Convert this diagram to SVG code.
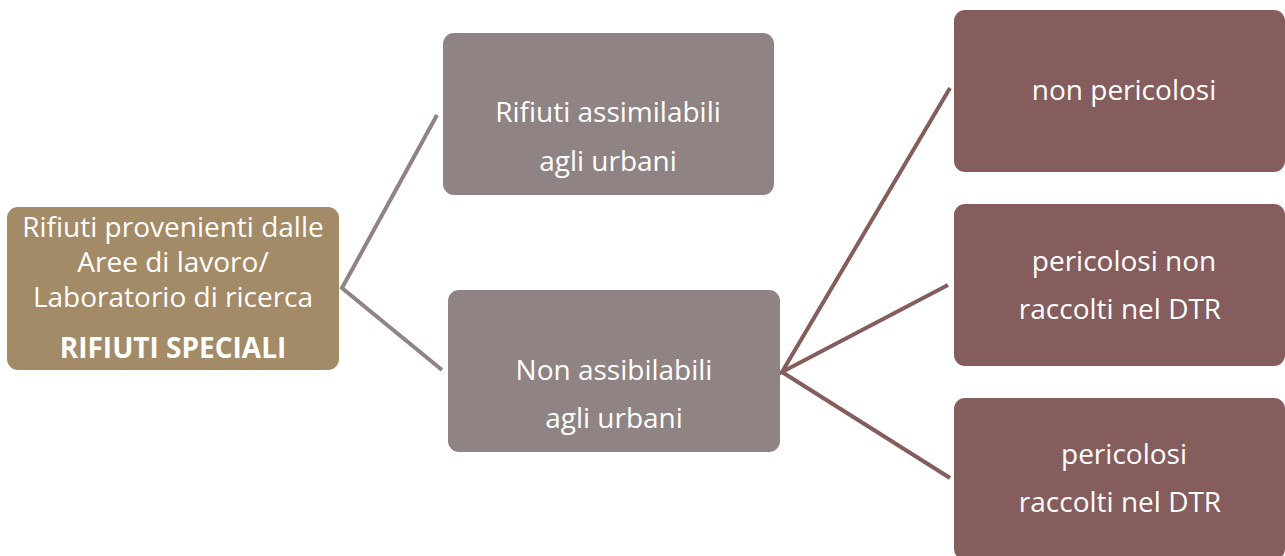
<svg xmlns="http://www.w3.org/2000/svg" width="1285" height="556" viewBox="0 0 1285 556">
<style>
.t{font-family:"Open Sans","Liberation Sans",sans-serif;font-size:28px;fill:#ffffff;text-anchor:middle;font-variant-ligatures:none}
.b{font-weight:bold}
.gold{fill:#a38b68}
.grey{fill:#8f8483}
.red{fill:#855d5d}
.cg{stroke:#8f8483;stroke-width:4;fill:none}
.cr{stroke:#855d5d;stroke-width:4;fill:none}
</style>
<rect width="1285" height="556" fill="#ffffff"/>
<g id="connectors">
<polyline class="cg" points="437,115 342,288 442,370"/>
<polyline class="cr" points="950,88 782,372 948,285"/>
<line class="cr" x1="782" y1="372" x2="950" y2="478"/>
</g>
<g id="root">
<rect class="gold" x="7" y="207" width="332" height="163" rx="11"/>
<text class="t" x="173" y="237">Rifiuti provenienti dalle</text>
<text class="t" x="173" y="272">Aree di lavoro/</text>
<text class="t" x="173" y="307">Laboratorio di ricerca</text>
<text class="t b" x="173" y="358">RIFIUTI SPECIALI</text>
</g>
<g id="assimilabili">
<rect class="grey" x="443" y="33" width="331" height="162" rx="11"/>
<text class="t" x="608" y="122">Rifiuti assimilabili</text>
<text class="t" x="608" y="171">agli urbani</text>
</g>
<g id="non-assimilabili">
<rect class="grey" x="448" y="290" width="332" height="162" rx="11"/>
<text class="t" x="614" y="380">Non assibilabili</text>
<text class="t" x="614" y="428">agli urbani</text>
</g>
<g id="non-pericolosi">
<rect class="red" x="954" y="10" width="331" height="162" rx="11"/>
<text class="t" x="1124" y="100">non pericolosi</text>
</g>
<g id="pericolosi-non-raccolti">
<rect class="red" x="954" y="204" width="331" height="162" rx="11"/>
<text class="t" x="1124" y="271">pericolosi non</text>
<text class="t" x="1120" y="319">raccolti nel DTR</text>
</g>
<g id="pericolosi-raccolti">
<rect class="red" x="954" y="398" width="331" height="162" rx="11"/>
<text class="t" x="1124" y="464">pericolosi</text>
<text class="t" x="1120" y="512">raccolti nel DTR</text>
</g>
</svg>
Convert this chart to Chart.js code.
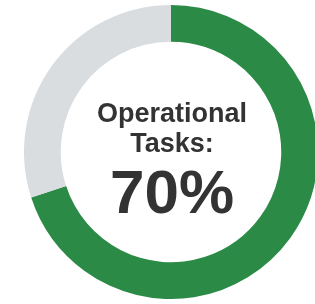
<!DOCTYPE html>
<html>
<head>
<meta charset="utf-8">
<script src="https://cdn.jsdelivr.net/npm/chart.js@4/dist/chart.umd.min.js"></script>
<style>
  html, body { margin: 0; padding: 0; background: #fff; overflow: hidden; width: 315px; height: 304px; }
  #wrap { position: absolute; left: 24px; top: 5px; width: 294px; height: 294px; }
</style>
</head>
<body>
<div id="wrap"><canvas id="chart" width="294" height="294"></canvas></div>
<script>
const categories = ['Operational Tasks', 'Other'];
const values = [70, 30];
const colors = ['#2a8a46', '#dadde0'];

// writes the label and share of the first slice in the hole
const centerText = {
  id: 'centerText',
  afterDraw(chart) {
    const ctx = chart.ctx;
    const meta = chart.getDatasetMeta(0).data[0];
    const x = meta.x + 1;
    const y = meta.y;
    const total = values.reduce((a, b) => a + b, 0);
    const pct = Math.round(values[0] / total * 100) + '%';
    const words = categories[0].split(' ');
    ctx.save();
    ctx.fillStyle = '#333333';
    ctx.textAlign = 'center';
    ctx.textBaseline = 'alphabetic';
    ctx.font = 'bold 27px "Liberation Sans", Arial, sans-serif';
    ctx.fillText(words[0], x, y - 30);
    ctx.fillText(words[1] + ':', x, y);
    ctx.font = 'bold 62px "Liberation Sans", Arial, sans-serif';
    ctx.fillText(pct, x, y + 61);
    ctx.restore();
  }
};

new Chart(document.getElementById('chart'), {
  type: 'doughnut',
  data: {
    labels: categories,
    datasets: [{
      data: values,
      backgroundColor: colors,
      borderWidth: 0
    }]
  },
  options: {
    responsive: false,
    animation: false,
    cutout: '75%',
    plugins: {
      legend: { display: false },
      tooltip: { enabled: false }
    }
  },
  plugins: [centerText]
});
</script>
</body>
</html>
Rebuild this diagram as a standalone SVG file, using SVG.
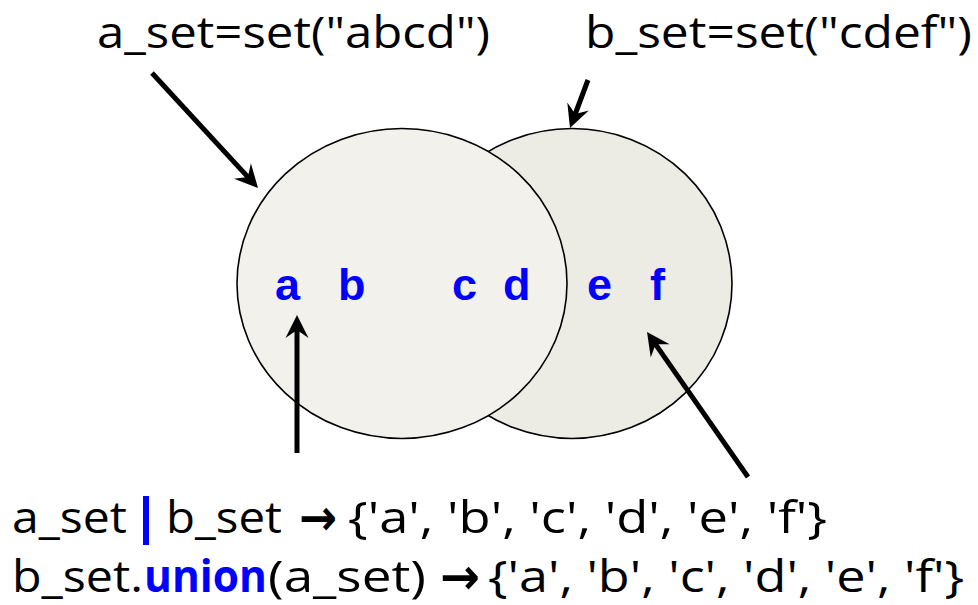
<svg xmlns="http://www.w3.org/2000/svg" width="978" height="605" viewBox="0 0 978 605">
<style>
.t{font-family:"Open Sans","Liberation Sans",sans-serif;font-size:44px;fill:#000}
.k{font-family:"Open Sans","Liberation Sans",sans-serif;font-size:44px;font-weight:bold;fill:#0000FF}
.ar{font-family:"DejaVu Sans",sans-serif;font-size:50px;font-weight:bold;fill:#000}
.el{font-family:"Liberation Sans",Arial,sans-serif;font-size:45px;font-weight:bold;fill:#0000FF}
.conn{stroke:#000;stroke-width:5;fill:none;marker-end:url(#ah)}
</style>
<defs>
<marker id="ah" markerUnits="userSpaceOnUse" orient="auto" refX="0" refY="0" markerWidth="40" markerHeight="40" overflow="visible">
<path d="M8,0 L-15,-11.5 L-7,0 L-15,11.5 Z" fill="#000"/>
</marker>
</defs>
<rect width="978" height="605" fill="#fff"/>
<g id="b_set">
<ellipse cx="572" cy="283.5" rx="160" ry="155" fill="#ECECE5" stroke="#000" stroke-width="1.6"/>
</g>
<g id="a_set">
<ellipse cx="402" cy="283.5" rx="165" ry="155" fill="#F3F1EC" stroke="#000" stroke-width="1.6"/>
</g>
<g id="elements">
<text class="el" x="275" y="300">a</text>
<text class="el" x="338" y="300">b</text>
<text class="el" x="452" y="300">c</text>
<text class="el" x="503" y="300">d</text>
<text class="el" x="587" y="300">e</text>
<text class="el" x="650" y="300">f</text>
</g>
<g id="label_a">
<text class="t" x="97" y="48" textLength="393" lengthAdjust="spacingAndGlyphs">a_set=set("abcd")</text>
</g>
<g id="label_b">
<text class="t" x="585" y="48" textLength="387" lengthAdjust="spacingAndGlyphs">b_set=set("cdef")</text>
</g>
<g id="expr1">
<text class="t" x="12" y="533" textLength="115" lengthAdjust="spacingAndGlyphs">a_set</text>
<rect x="143" y="496" width="6" height="49" fill="#0000FF"/>
<text class="t" x="166" y="533" textLength="116" lengthAdjust="spacingAndGlyphs">b_set</text>
<text class="ar" x="299" y="535" textLength="38" lengthAdjust="spacingAndGlyphs">→</text>
<text class="t" x="348" y="533" textLength="479" lengthAdjust="spacingAndGlyphs">{'a', 'b', 'c', 'd', 'e', 'f'}</text>
</g>
<g id="expr2">
<text class="t" x="12" y="592" textLength="131" lengthAdjust="spacingAndGlyphs">b_set.</text>
<text class="k" x="144" y="592" textLength="123" lengthAdjust="spacingAndGlyphs">union</text>
<text class="t" x="268" y="592" textLength="158" lengthAdjust="spacingAndGlyphs">(a_set)</text>
<text class="ar" x="440" y="594" textLength="40" lengthAdjust="spacingAndGlyphs">→</text>
<text class="t" x="488" y="592" textLength="476" lengthAdjust="spacingAndGlyphs">{'a', 'b', 'c', 'd', 'e', 'f'}</text>
</g>
<g id="connectors">
<line class="conn" x1="152" y1="73" x2="252.6" y2="182.1"/>
<line class="conn" x1="588" y1="80" x2="572.8" y2="120.5"/>
<line class="conn" x1="297" y1="453" x2="297" y2="323"/>
<line class="conn" x1="748" y1="477" x2="651.6" y2="338.6"/>
</g>
</svg>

▶ **Written instruction**: Restate the data above exactly, stripping out each image.

▶ **Response below**:
Convert this diagram to SVG code.
<svg xmlns="http://www.w3.org/2000/svg" width="1285" height="556" viewBox="0 0 1285 556">
<style>
.t{font-family:"Open Sans","Liberation Sans",sans-serif;font-size:28px;fill:#ffffff;text-anchor:middle;font-variant-ligatures:none}
.b{font-weight:bold}
.gold{fill:#a38b68}
.grey{fill:#8f8483}
.red{fill:#855d5d}
.cg{stroke:#8f8483;stroke-width:4;fill:none}
.cr{stroke:#855d5d;stroke-width:4;fill:none}
</style>
<rect width="1285" height="556" fill="#ffffff"/>
<g id="connectors">
<polyline class="cg" points="437,115 342,288 442,370"/>
<polyline class="cr" points="950,88 782,372 948,285"/>
<line class="cr" x1="782" y1="372" x2="950" y2="478"/>
</g>
<g id="root">
<rect class="gold" x="7" y="207" width="332" height="163" rx="11"/>
<text class="t" x="173" y="237">Rifiuti provenienti dalle</text>
<text class="t" x="173" y="272">Aree di lavoro/</text>
<text class="t" x="173" y="307">Laboratorio di ricerca</text>
<text class="t b" x="173" y="358">RIFIUTI SPECIALI</text>
</g>
<g id="assimilabili">
<rect class="grey" x="443" y="33" width="331" height="162" rx="11"/>
<text class="t" x="608" y="122">Rifiuti assimilabili</text>
<text class="t" x="608" y="171">agli urbani</text>
</g>
<g id="non-assimilabili">
<rect class="grey" x="448" y="290" width="332" height="162" rx="11"/>
<text class="t" x="614" y="380">Non assibilabili</text>
<text class="t" x="614" y="428">agli urbani</text>
</g>
<g id="non-pericolosi">
<rect class="red" x="954" y="10" width="331" height="162" rx="11"/>
<text class="t" x="1124" y="100">non pericolosi</text>
</g>
<g id="pericolosi-non-raccolti">
<rect class="red" x="954" y="204" width="331" height="162" rx="11"/>
<text class="t" x="1124" y="271">pericolosi non</text>
<text class="t" x="1120" y="319">raccolti nel DTR</text>
</g>
<g id="pericolosi-raccolti">
<rect class="red" x="954" y="398" width="331" height="162" rx="11"/>
<text class="t" x="1124" y="464">pericolosi</text>
<text class="t" x="1120" y="512">raccolti nel DTR</text>
</g>
</svg>
Convert this chart to Chart.js code.
<!DOCTYPE html>
<html>
<head>
<meta charset="utf-8">
<script src="https://cdn.jsdelivr.net/npm/chart.js@4/dist/chart.umd.min.js"></script>
<style>
  html, body { margin: 0; padding: 0; background: #fff; overflow: hidden; width: 315px; height: 304px; }
  #wrap { position: absolute; left: 24px; top: 5px; width: 294px; height: 294px; }
</style>
</head>
<body>
<div id="wrap"><canvas id="chart" width="294" height="294"></canvas></div>
<script>
const categories = ['Operational Tasks', 'Other'];
const values = [70, 30];
const colors = ['#2a8a46', '#dadde0'];

// writes the label and share of the first slice in the hole
const centerText = {
  id: 'centerText',
  afterDraw(chart) {
    const ctx = chart.ctx;
    const meta = chart.getDatasetMeta(0).data[0];
    const x = meta.x + 1;
    const y = meta.y;
    const total = values.reduce((a, b) => a + b, 0);
    const pct = Math.round(values[0] / total * 100) + '%';
    const words = categories[0].split(' ');
    ctx.save();
    ctx.fillStyle = '#333333';
    ctx.textAlign = 'center';
    ctx.textBaseline = 'alphabetic';
    ctx.font = 'bold 27px "Liberation Sans", Arial, sans-serif';
    ctx.fillText(words[0], x, y - 30);
    ctx.fillText(words[1] + ':', x, y);
    ctx.font = 'bold 62px "Liberation Sans", Arial, sans-serif';
    ctx.fillText(pct, x, y + 61);
    ctx.restore();
  }
};

new Chart(document.getElementById('chart'), {
  type: 'doughnut',
  data: {
    labels: categories,
    datasets: [{
      data: values,
      backgroundColor: colors,
      borderWidth: 0
    }]
  },
  options: {
    responsive: false,
    animation: false,
    cutout: '75%',
    plugins: {
      legend: { display: false },
      tooltip: { enabled: false }
    }
  },
  plugins: [centerText]
});
</script>
</body>
</html>
Rebuild this diagram as a standalone SVG file, using SVG.
<svg xmlns="http://www.w3.org/2000/svg" width="978" height="605" viewBox="0 0 978 605">
<style>
.t{font-family:"Open Sans","Liberation Sans",sans-serif;font-size:44px;fill:#000}
.k{font-family:"Open Sans","Liberation Sans",sans-serif;font-size:44px;font-weight:bold;fill:#0000FF}
.ar{font-family:"DejaVu Sans",sans-serif;font-size:50px;font-weight:bold;fill:#000}
.el{font-family:"Liberation Sans",Arial,sans-serif;font-size:45px;font-weight:bold;fill:#0000FF}
.conn{stroke:#000;stroke-width:5;fill:none;marker-end:url(#ah)}
</style>
<defs>
<marker id="ah" markerUnits="userSpaceOnUse" orient="auto" refX="0" refY="0" markerWidth="40" markerHeight="40" overflow="visible">
<path d="M8,0 L-15,-11.5 L-7,0 L-15,11.5 Z" fill="#000"/>
</marker>
</defs>
<rect width="978" height="605" fill="#fff"/>
<g id="b_set">
<ellipse cx="572" cy="283.5" rx="160" ry="155" fill="#ECECE5" stroke="#000" stroke-width="1.6"/>
</g>
<g id="a_set">
<ellipse cx="402" cy="283.5" rx="165" ry="155" fill="#F3F1EC" stroke="#000" stroke-width="1.6"/>
</g>
<g id="elements">
<text class="el" x="275" y="300">a</text>
<text class="el" x="338" y="300">b</text>
<text class="el" x="452" y="300">c</text>
<text class="el" x="503" y="300">d</text>
<text class="el" x="587" y="300">e</text>
<text class="el" x="650" y="300">f</text>
</g>
<g id="label_a">
<text class="t" x="97" y="48" textLength="393" lengthAdjust="spacingAndGlyphs">a_set=set("abcd")</text>
</g>
<g id="label_b">
<text class="t" x="585" y="48" textLength="387" lengthAdjust="spacingAndGlyphs">b_set=set("cdef")</text>
</g>
<g id="expr1">
<text class="t" x="12" y="533" textLength="115" lengthAdjust="spacingAndGlyphs">a_set</text>
<rect x="143" y="496" width="6" height="49" fill="#0000FF"/>
<text class="t" x="166" y="533" textLength="116" lengthAdjust="spacingAndGlyphs">b_set</text>
<text class="ar" x="299" y="535" textLength="38" lengthAdjust="spacingAndGlyphs">→</text>
<text class="t" x="348" y="533" textLength="479" lengthAdjust="spacingAndGlyphs">{'a', 'b', 'c', 'd', 'e', 'f'}</text>
</g>
<g id="expr2">
<text class="t" x="12" y="592" textLength="131" lengthAdjust="spacingAndGlyphs">b_set.</text>
<text class="k" x="144" y="592" textLength="123" lengthAdjust="spacingAndGlyphs">union</text>
<text class="t" x="268" y="592" textLength="158" lengthAdjust="spacingAndGlyphs">(a_set)</text>
<text class="ar" x="440" y="594" textLength="40" lengthAdjust="spacingAndGlyphs">→</text>
<text class="t" x="488" y="592" textLength="476" lengthAdjust="spacingAndGlyphs">{'a', 'b', 'c', 'd', 'e', 'f'}</text>
</g>
<g id="connectors">
<line class="conn" x1="152" y1="73" x2="252.6" y2="182.1"/>
<line class="conn" x1="588" y1="80" x2="572.8" y2="120.5"/>
<line class="conn" x1="297" y1="453" x2="297" y2="323"/>
<line class="conn" x1="748" y1="477" x2="651.6" y2="338.6"/>
</g>
</svg>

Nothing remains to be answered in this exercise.